FEARS of a Greek debt default and a worldwide recession are likely to see the Australian sharemarket open about 1.7 per cent lower this morning, futures traders predict.

Yesterday the Treasurer, Wayne Swan, played down the risk global turmoil posed for Australia, saying the local economy had outperformed Europe and the US in a "reality check for the doomsayers that have been talking our economy down".

But Mr Swan admitted the mining boom had created a "patchwork economy", putting pressure on manufacturing, tourism and retail.

Markets have been shaken by concern Greece may default on its debt this week, and they slid on Friday as investors sought safe havens. The US Dow Jones index slumped more than 300 points, or 2.7 per cent, to 10,992.

Fears have been fuelled by talk the German government may block an ?8 billion ($10.4 billion) aid instalment unless it is convinced Athens has delivered on an unpopular pledge to slash spending and raise taxes.

Such a move would force Greece to default on its bonds.

The investment bank UBS said in a global downturn Australia's booming minerals sector meant it should avoid following the rest of the world into recession, although growth would slump and unemployment rise.

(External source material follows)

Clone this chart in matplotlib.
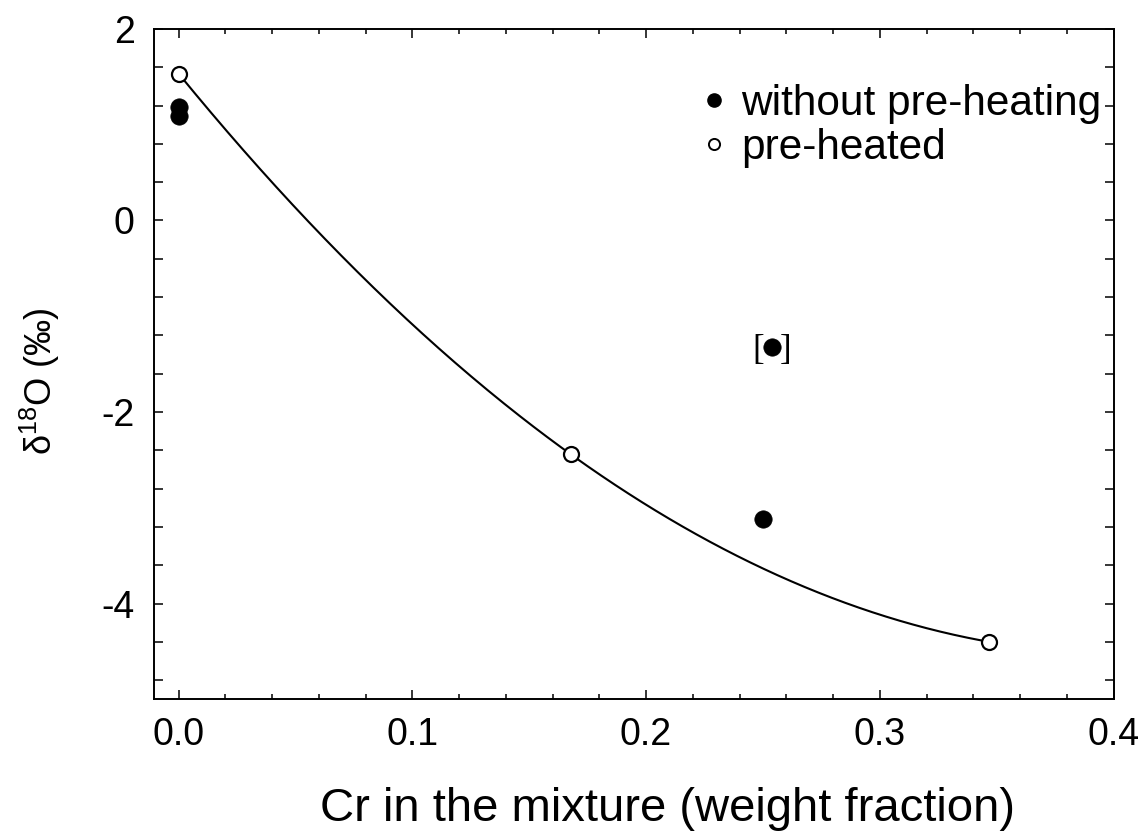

But the UBS economist Scott Haslem had no good news for the stricken retail sector, saying consumer reluctance to borrow and spend was consistent with households moving to cut debt and "could persist for a number of years".

Group of Seven finance ministers and central bankers from the world's biggest economies promised to "take all necessary actions to ensure the resilience of banking systems and financial markets", but detailed no new policies at a meeting in France.

Fears that European policy makers were failing to prevent a Greek default and contain debt woes last week prompted investors to sell stocks and pushed the euro to a six-month low against the US dollar. European bank and sovereign credit risk reached new highs as 10-year treasury and German bund yields fell to record lows on demand for a haven.

Germany moved to insulate its banks against a possible Greek default and Juergen Stark's resignation from the European Central Bank exposed policy rifts aggravating the turmoil. Such shifts highlight the biggest risk to international expansion since the collapse of Lehman Brothers sparked the global financial crisis.

The disarray drew fire from the G7 as the US Treasury Secretary, Timothy Geithner, urged the Europeans to get their act together. Canada's Finance Minister, Jim Flaherty, suggested Greece could quit the euro.